The River at Night – Erica Ferencik

Bloomsbury Publishing

2014 (USA)/2017(GB)

Reviewer: Kerry James


Winifred Allen needs a vacation.

Stifled by a soul-crushing job, devastated by the death of her beloved brother, and lonely after the end of a fifteen-year marriage, Wini is feeling vulnerable. So when her three best friends insist on a high-octane getaway for their annual girls’ trip, she signs on, despite her misgivings.

What starts out as an invigorating hiking and rafting excursion in the remote Allagash Wilderness soon becomes an all-too-real nightmare: A freak accident leaves the women stranded, separating them from their raft and everything they need to survive. When night descends, a fire on the mountainside lures them to a ramshackle camp that appears to be their lifeline. But as Wini and her friends grasp the true intent of their supposed saviors, long buried secrets emerge and lifelong allegiances are put to the test. To survive, Wini must reach beyond the world she knows to harness an inner strength she never knew she possessed.

Review By Kerry James

This tension-filled read is a highly-dramatic and beautifully-visualised novel, as one might expect from an experienced novelist who is also a screenwriter. It traces the bonds between four middle-aged female friends as they embark upon a white river-rafting adventure weekend in the rugged Maine woodland urged upon the by the taut and athletic Pia, and what happens to them when it all goes pear-shaped, as we know from the blurb that it will.

The story is told from the point of view of Win, perhaps the most reluctant of the four to undertake the risks of the venture, or to leave the familiar boredom and misery of her lonely inner city apartment, full of memories of her ex-husband, and her dull job. As she is jolted out of her comfort zones by the sheer fierceness and isolation of the wild Maine landscape and the equally forbidding backwoods people the group encounters, we hear Win’s thoughts on the friendship between the four, the passing of years and what it has wrought upon each of them, and the backstory of her own childhood and the love she has for her, now dead, deaf mute brother. These observations serve to slow the rapid action enough for us better to take it in without seeming to slow the novel, which I found a real page-turner to be devoured at one sitting.

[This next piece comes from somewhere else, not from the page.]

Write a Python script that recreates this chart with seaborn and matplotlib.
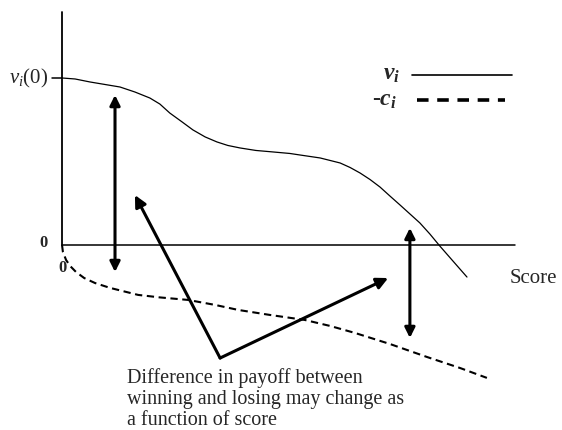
import matplotlib
matplotlib.use("Agg")
import matplotlib.pyplot as plt
import seaborn as sns

# -----------------------------
# data
# -----------------------------
score_v = [0, 0.29, 0.62, 0.95, 1.28, 1.61, 1.94, 2.16, 2.38, 2.65, 2.89, 3.16,
           3.42, 3.66, 3.93, 4.28, 4.66, 5.03, 5.25, 5.70, 6.14, 6.36, 6.58, 6.80,
           7.02, 7.24, 7.46, 7.68, 7.90, 8.12, 8.34, 8.63, 8.94]
payoff_v = [1.0, 0.994, 0.976, 0.961, 0.946, 0.916, 0.880, 0.844, 0.790, 0.737,
            0.689, 0.647, 0.617, 0.596, 0.581, 0.566, 0.557, 0.548, 0.539, 0.521,
            0.491, 0.464, 0.431, 0.392, 0.347, 0.293, 0.240, 0.186, 0.132, 0.066,
            -0.006, -0.096, -0.192]

score_c = [0, 0.02, 0.09, 0.18, 0.31, 0.49, 0.73, 1.06, 1.68, 2.16, 2.78, 3.38,
           3.89, 4.59, 5.36, 5.92, 6.47, 7.24, 8.06, 8.79, 9.38]
payoff_c = [0, -0.042, -0.090, -0.126, -0.162, -0.198, -0.228, -0.257, -0.299,
            -0.314, -0.329, -0.359, -0.389, -0.419, -0.449, -0.485, -0.527, -0.593,
            -0.671, -0.737, -0.796]

x_max = 10.0
y_top = 1.395

# double arrows: (x, y_top, y_bottom)
double_arrows = [(1.17, 0.898, -0.162), (7.68, 0.102, -0.557)]
# pointer arrows start from one vertex
pointer_from = (3.49, -0.677)
pointer_tips = [(1.61, 0.299), (7.20, -0.198)]

note = "Difference in payoff between\nwinning and losing may change as\na function of score"

# -----------------------------
# figure
# -----------------------------
sns.set_theme(style="white")
plt.rcParams['font.family'] = ['Liberation Serif', 'DejaVu Serif']
plt.rcParams['mathtext.fontset'] = 'custom'
plt.rcParams['mathtext.rm'] = 'Liberation Serif'
plt.rcParams['mathtext.it'] = 'Liberation Serif:italic'
plt.rcParams['mathtext.bf'] = 'Liberation Serif:bold'
plt.rcParams['mathtext.bfit'] = 'Liberation Serif:bold:italic'

fig = plt.figure(figsize=(5.62, 4.30), dpi=100)
ax = fig.add_axes([0, 0, 1, 1])
ax.set_xlim(-1.369, 11.038)
ax.set_ylim(-1.108, 1.467)
ax.axis('off')

# axes drawn by hand
ax.plot([0, 0], [0, y_top], color='black', lw=1.3)
ax.plot([0, x_max], [0, 0], color='black', lw=1.1)
ax.plot([-0.22, 0], [1.0, 1.0], color='black', lw=1.1)

# curves
sns.lineplot(x=score_v, y=payoff_v, ax=ax, color='black', lw=0.9, sort=False)
sns.lineplot(x=score_c, y=payoff_c, ax=ax, color='black', lw=1.5, sort=False,
             linestyle=(0, (3.5, 2.2)))

# legend drawn by hand
ax.plot([7.73, 9.93], [1.018, 1.018], color='black', lw=1.2)
ax.plot([7.84, 9.78], [0.868, 0.868], color='black', lw=2.6, linestyle=(0, (3.2, 2.4)))
ax.text(7.46, 1.018, r"$\mathbfit{v}_{\mathbfit{i}}$", ha='right', va='center', fontsize=17)
ax.text(7.40, 0.868, r"-$\mathbfit{c}_{\mathbfit{i}}$", ha='right', va='center',
        fontsize=17, fontweight='bold')

# labels
ax.text(-0.31, 1.0, r"$v_i(0)$", ha='right', va='center', fontsize=15)
ax.text(-0.32, 0.01, "0", ha='right', va='center', fontsize=12, fontweight='bold')
ax.text(0.02, -0.14, "0", ha='center', va='center', fontsize=12, fontweight='bold')
ax.text(9.89, -0.198, "Score", ha='left', va='center', fontsize=15)

# arrows
for x, y1, y2 in double_arrows:
    ax.annotate("", xy=(x, y1), xytext=(x, y2),
                arrowprops=dict(arrowstyle='<|-|>', color='black', lw=2.2,
                                mutation_scale=15, shrinkA=0, shrinkB=0))
for tip in pointer_tips:
    ax.annotate("", xy=tip, xytext=pointer_from,
                arrowprops=dict(arrowstyle='-|>', color='black', lw=2.2,
                                mutation_scale=17, shrinkA=0, shrinkB=0))

ax.text(1.43, -0.735, note, ha='left', va='top', fontsize=14.5, linespacing=1.17)

fig.savefig("out.png", dpi=100)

Win’s relations with the other women not only round out their characterisations and give each a clear identity but tells us about the links they have with one another. How these unravel under stress and what happens to the small as yet-untried rafting party, led by the beautiful young guide, Rory, is at the centre of this thriller. That it becomes believable, one being drawn into the heightened sense of the river and of the equally threatening woods that enclose it, is a testament to the strong sense of character and the brilliant visual details of the physical surroundings. The author writes tightly and wears lightly but with authority the research she carried out into the Maine wilderness and some of the individualists who live there.

Since Win is telling the story we can be sure she will survive to do so. But she does much more. In daring to challenge herself, Win finds a renewed life for herself. Her fresh observations on modern city life, and those useless things she used to worry about, like hundreds of unanswered emails, assure us that she will never become brain-dead, fearful, full of middle aged concerns, or less than life-embracing again.

This novel is a bracing evocation of the possibilities and limitations of female friendships and the importance of loving and caring for others whatever the difficulties might cost.